%%

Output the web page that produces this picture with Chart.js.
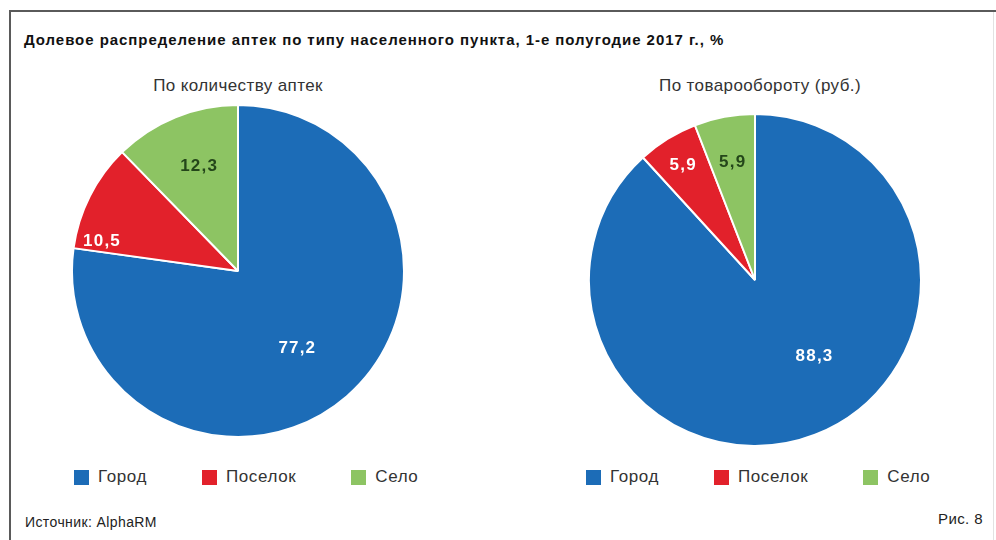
<!DOCTYPE html>
<html lang="ru">
<head>
<meta charset="utf-8">
<script src="https://cdn.jsdelivr.net/npm/chart.js@4/dist/chart.umd.min.js"></script>
<style>
  html, body { margin: 0; padding: 0; background: #fff; }
  body { width: 996px; height: 540px; position: relative; overflow: hidden;
         font-family: "Liberation Sans", Arial, sans-serif; color: #222; }
  .frame-top { position: absolute; left: 9px; top: 10px; width: 987px; height: 2px; background: #5a5a5a; }
  .frame-left { position: absolute; left: 9px; top: 10px; width: 2px; height: 530px; background: #5a5a5a; }
  .frame-right { position: absolute; left: 993px; top: 12px; width: 1px; height: 528px; background: #e2e2e2; }
  .title { position: absolute; left: 24px; top: 31px; font-weight: bold; font-size: 15px; letter-spacing: 0.95px; color: #111; white-space: nowrap; }
  .sub { position: absolute; top: 76px; font-size: 17px; letter-spacing: 0.4px; color: #333; white-space: nowrap; transform: translateX(-50%); }
  .pie { position: absolute; width: 340px; height: 340px; }
  .legend { position: absolute; display: flex; align-items: center; gap: 55px; font-size: 17px; letter-spacing: 0.6px; color: #333; }
  .legend .item { display: flex; align-items: center; }
  .legend .sw { width: 15px; height: 15px; margin-right: 9px; }
  .note { position: absolute; font-size: 14px; letter-spacing: 0.4px; color: #222; white-space: nowrap; }
</style>
</head>
<body>
<div class="frame-top"></div>
<div class="frame-left"></div>
<div class="frame-right"></div>
<div class="title" id="title"></div>
<div class="sub" id="sub0" style="left:238px"></div>
<div class="sub" id="sub1" style="left:760px"></div>
<div class="pie" style="left:68px; top:101px"><canvas id="pie0"></canvas></div>
<div class="pie" style="left:585px; top:110px"><canvas id="pie1"></canvas></div>
<div class="legend" id="legend0" style="left:74px; top:467px"></div>
<div class="legend" id="legend1" style="left:586px; top:467px"></div>
<div class="note" id="source" style="left:25px; top:514px"></div>
<div class="note" id="fig" style="right:13px; top:510px; font-size:15px"></div>

<script>
// Settlement types and their shares, %
const categories = ['Город', 'Поселок', 'Село'];
const shareByCount = [77.2, 10.5, 12.3];
const shareByTurnover = [88.3, 5.9, 5.9];
const pieTitles = ['По количеству аптек', 'По товарообороту (руб.)'];
const chartTitle = 'Долевое распределение аптек по типу населенного пункта, 1-е полугодие 2017 г., %';
const sourceText = 'Источник: AlphaRM';
const figureText = 'Рис. 8';

const sliceColors = ['#1c6cb7', '#e2212b', '#8dc463'];
const labelColors = ['#ffffff', '#ffffff', '#24461a'];

document.getElementById('title').textContent = chartTitle;
document.getElementById('sub0').textContent = pieTitles[0];
document.getElementById('sub1').textContent = pieTitles[1];
document.getElementById('source').textContent = sourceText;
document.getElementById('fig').textContent = figureText;

function buildLegend(id) {
  const box = document.getElementById(id);
  categories.forEach((name, i) => {
    const item = document.createElement('div');
    item.className = 'item';
    const sw = document.createElement('span');
    sw.className = 'sw';
    sw.style.background = sliceColors[i];
    const txt = document.createElement('span');
    txt.textContent = name;
    item.appendChild(sw);
    item.appendChild(txt);
    box.appendChild(item);
  });
}
buildLegend('legend0');
buildLegend('legend1');

// Writes each slice value (decimal comma) inside its slice
const sliceLabels = {
  id: 'sliceLabels',
  afterDatasetsDraw(chart, args, opts) {
    const ctx = chart.ctx;
    const meta = chart.getDatasetMeta(0);
    const values = chart.data.datasets[0].data;
    ctx.save();
    ctx.font = 'bold 17px "Liberation Sans", Arial, sans-serif';
    ctx.letterSpacing = '1.2px';
    ctx.textAlign = 'center';
    ctx.textBaseline = 'middle';
    meta.data.forEach((arc, i) => {
      const p = arc.getProps(['x', 'y', 'startAngle', 'endAngle', 'outerRadius'], true);
      const a = (p.startAngle + p.endAngle) / 2 + (opts.turn[i] || 0) * Math.PI / 180;
      const r = p.outerRadius * opts.frac[i];
      ctx.fillStyle = labelColors[i];
      ctx.fillText(values[i].toFixed(1).replace('.', ','), p.x + Math.cos(a) * r, p.y + Math.sin(a) * r + 1);
    });
    ctx.restore();
  }
};

function makePie(id, values, place) {
  return new Chart(document.getElementById(id), {
    type: 'pie',
    data: {
      labels: categories,
      datasets: [{
        data: values,
        backgroundColor: sliceColors,
        borderColor: '#ffffff',
        borderWidth: 2
      }]
    },
    options: {
      responsive: false,
      animation: false,
      devicePixelRatio: 1,
      layout: { padding: 3 },
      plugins: {
        legend: { display: false },
        tooltip: { enabled: false },
        sliceLabels: place
      }
    },
    plugins: [sliceLabels]
  });
}

document.querySelectorAll('canvas').forEach(c => { c.width = 340; c.height = 340; });
makePie('pie0', shareByCount, { frac: [0.58, 0.84, 0.68], turn: [3, -14, 2] });
makePie('pie1', shareByTurnover, { frac: [0.58, 0.82, 0.73], turn: [-17, 0, 0] });
</script>
</body>
</html>
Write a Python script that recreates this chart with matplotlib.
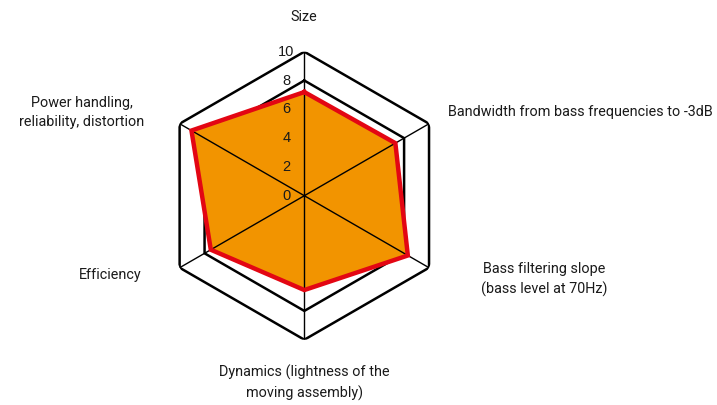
import numpy as np
import matplotlib
matplotlib.use("Agg")
import matplotlib.pyplot as plt

categories = ["Size",
              "Bandwidth from bass frequencies to -3dB",
              "Bass filtering slope\n(bass level at 70Hz)",
              "Dynamics (lightness of the\nmoving assembly)",
              "Efficiency",
              "Power handling,\nreliability, distortion"]
values = [7.2, 7.3, 8.3, 6.55, 7.5, 9.05]
rings = [8, 10]
tick_values = [0, 2, 4, 6, 8, 10]

# label placement relative to each outer vertex (pixels) and alignment
label_offsets = [(-1, 35), (19, 12), (115, -12), (0, -43), (-38, -7), (-98, 11)]
label_align = ["center", "left", "center", "center", "right", "center"]

fill_color = "#F29400"
edge_color = "#E30613"
text_color = "#1a1a1a"

fig = plt.figure(figsize=(7.17, 4.05), dpi=100)
ax = fig.add_axes([0.2236, 0.1612, 0.4017, 0.7111], projection="polar")
ax.set_theta_zero_location("N")
ax.set_theta_direction(-1)
ax.set_ylim(0, 10)
ax.grid(False)
ax.set_xticks([])
ax.set_yticks([])
ax.spines["polar"].set_visible(False)
ax.patch.set_visible(False)

n = len(categories)
theta = np.arange(n) * 2 * np.pi / n
theta_closed = np.append(theta, theta[0])

# hexagonal rings sit under the fill
for r in rings:
    ax.plot(theta_closed, [r] * (n + 1), color="black", linewidth=1.8,
            solid_joinstyle="miter", zorder=1)

# data polygon
vals_closed = values + values[:1]
ax.fill(theta_closed, vals_closed, color=fill_color, zorder=2)

# spokes over the fill
for t in theta:
    ax.plot([t, t], [0, 10], color="black", linewidth=1.0, zorder=3)

ax.plot(theta_closed, vals_closed, color=edge_color, linewidth=3.2,
        solid_joinstyle="miter", zorder=4)

# radial tick labels
for v in tick_values:
    ax.annotate(str(v), xy=(0, v), xytext=(-18, 0), textcoords="offset pixels",
                ha="center", va="center", fontsize=10.5,
                family="Liberation Sans", color=text_color, zorder=5)

# category labels
for t, lab, off, ha in zip(theta, categories, label_offsets, label_align):
    ax.annotate(lab, xy=(t, 10), xytext=off, textcoords="offset pixels",
                ha=ha, va="center", multialignment="center",
                fontsize=10.4, family="Roboto", color=text_color,
                linespacing=1.5, annotation_clip=False)

fig.savefig("out.png", dpi=100)
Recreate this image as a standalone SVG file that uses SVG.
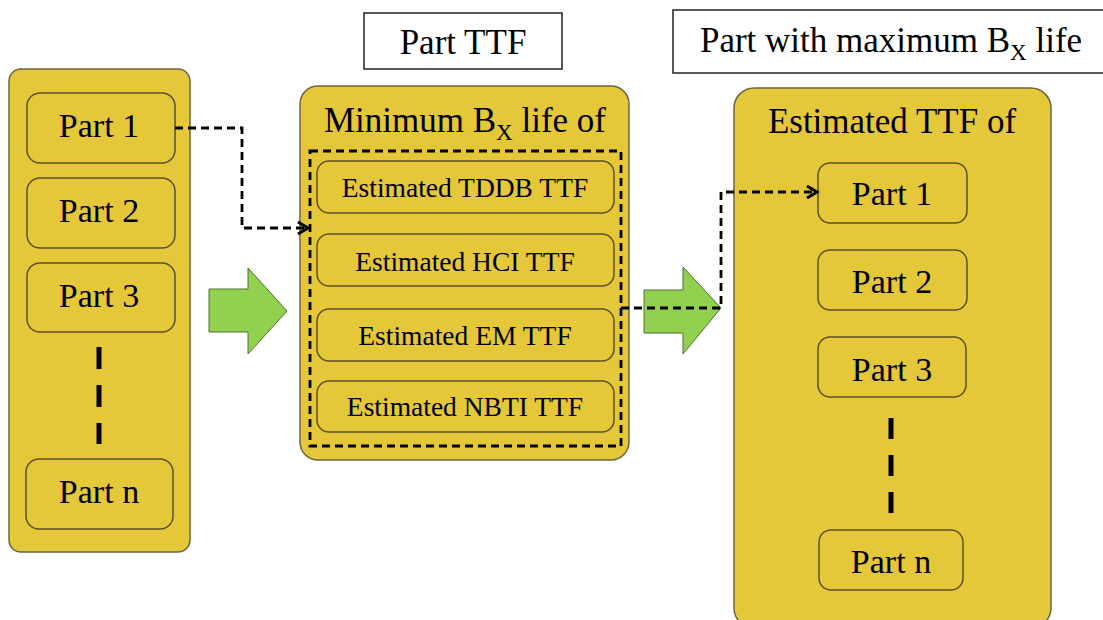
<svg xmlns="http://www.w3.org/2000/svg" width="1103" height="620" viewBox="0 0 1103 620">
  <style>
    text { font-family: 'Liberation Serif', 'DejaVu Serif', serif; fill: #000; text-anchor: middle; }
    .lbl { font-size: 34px; }
    .ttl { font-size: 35px; }
    .sm { font-size: 27.5px; }
    .sub { font-size: 23px; }
    .panel { fill: #E4C83A; stroke: #6E6440; stroke-width: 1.5; }
    .part { fill: #E4C83A; stroke: #5C5126; stroke-width: 1.5; }
    .cap { fill: #FFFFFF; stroke: #222; stroke-width: 1.5; }
    .flow { fill: #92D050; stroke: #4F6F30; stroke-width: 1; }
    .dots { stroke: #000; stroke-width: 5; stroke-dasharray: 22 16; fill: none; }
    .link { stroke: #000; stroke-width: 2.8; stroke-dasharray: 8 5; fill: none; }
  </style>
  <defs>
    <marker id="chev" markerUnits="userSpaceOnUse" markerWidth="16" markerHeight="16" refX="12" refY="8" orient="auto">
      <path d="M2,2 L12,8 L2,14" fill="none" stroke="#000" stroke-width="3"/>
    </marker>
  </defs>

  <!-- caption boxes -->
  <g id="caption-part-ttf">
    <rect class="cap" x="364" y="13" width="198" height="56"/>
    <text class="ttl" x="463" y="54" font-family="Liberation Serif">Part TTF</text>
  </g>
  <g id="caption-max-life">
    <rect class="cap" x="673" y="10" width="440" height="63"/>
    <text class="ttl" x="891" y="52">Part with maximum B<tspan class="sub" dy="8">X</tspan><tspan dy="-8"> life</tspan></text>
  </g>

  <!-- left column: list of parts -->
  <g id="parts-list">
    <rect class="panel" x="9" y="69" width="181" height="483" rx="12"/>
    <g id="part-1">
      <rect class="part" x="27" y="93" width="148" height="70" rx="13"/>
      <text class="lbl" x="99" y="137">Part 1</text>
    </g>
    <g id="part-2">
      <rect class="part" x="27" y="178" width="148" height="70" rx="13"/>
      <text class="lbl" x="99" y="222">Part 2</text>
    </g>
    <g id="part-3">
      <rect class="part" x="27" y="263" width="148" height="69" rx="13"/>
      <text class="lbl" x="99" y="307">Part 3</text>
    </g>
    <line class="dots" x1="99" y1="347" x2="99" y2="444"/>
    <g id="part-n">
      <rect class="part" x="26" y="459" width="147" height="70" rx="13"/>
      <text class="lbl" x="99" y="503">Part n</text>
    </g>
  </g>

  <!-- middle column: failure mechanisms -->
  <g id="min-life">
    <rect class="panel" x="300" y="86" width="329" height="374" rx="18"/>
    <text class="ttl" x="465" y="132">Minimum B<tspan class="sub" dy="8">X</tspan><tspan dy="-8"> life of</tspan></text>
    <rect x="310" y="151" width="311" height="295" fill="none" stroke="#000" stroke-width="2.8" stroke-dasharray="8 5"/>
    <g id="tddb">
      <rect class="part" x="317" y="161" width="297" height="52" rx="12"/>
      <text class="sm" x="465" y="197">Estimated TDDB TTF</text>
    </g>
    <g id="hci">
      <rect class="part" x="317" y="234" width="297" height="52" rx="12"/>
      <text class="sm" x="465" y="271">Estimated HCI TTF</text>
    </g>
    <g id="em">
      <rect class="part" x="317" y="309" width="297" height="52" rx="12"/>
      <text class="sm" x="465" y="345">Estimated EM TTF</text>
    </g>
    <g id="nbti">
      <rect class="part" x="317" y="381" width="297" height="51" rx="12"/>
      <text class="sm" x="465" y="416">Estimated NBTI TTF</text>
    </g>
  </g>

  <!-- right column: estimated TTF per part -->
  <g id="estimated-ttf">
    <rect class="panel" x="734" y="88" width="317" height="540" rx="20"/>
    <text class="ttl" x="892" y="133">Estimated TTF of</text>
    <g id="est-part-1">
      <rect class="part" x="818" y="163" width="149" height="60" rx="12"/>
      <text class="lbl" x="892" y="205">Part 1</text>
    </g>
    <g id="est-part-2">
      <rect class="part" x="818" y="250" width="149" height="60" rx="12"/>
      <text class="lbl" x="892" y="293">Part 2</text>
    </g>
    <g id="est-part-3">
      <rect class="part" x="818" y="337" width="148" height="60" rx="12"/>
      <text class="lbl" x="892" y="381">Part 3</text>
    </g>
    <line class="dots" x1="891" y1="418" x2="891" y2="514" style="stroke-dasharray:21 16"/>
    <g id="est-part-n">
      <rect class="part" x="819" y="530" width="144" height="60" rx="12"/>
      <text class="lbl" x="891" y="573">Part n</text>
    </g>
  </g>

  <!-- block arrows -->
  <g id="flow-arrows">
    <polygon class="flow" points="209,289 248,289 248,268 287,311 248,354 248,332 209,332"/>
    <polygon class="flow" points="644,290 683,290 683,267 721,308 683,354 683,333 644,333"/>
  </g>

  <!-- dashed connectors -->
  <g id="connectors">
    <path class="link" d="M175,128 H242 V228 H308" marker-end="url(#chev)"/>
    <path class="link" d="M621,308 H721 V192 H817" marker-end="url(#chev)"/>
  </g>
</svg>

%%

Set problem >>
From the entries above, extract every line where the word "this" appears.

Exercise response >>
Output the web page that produces this picture with Chart.js.
Write a Python script that recreates this chart with matplotlib.
Recreate this image as a standalone SVG file that uses SVG.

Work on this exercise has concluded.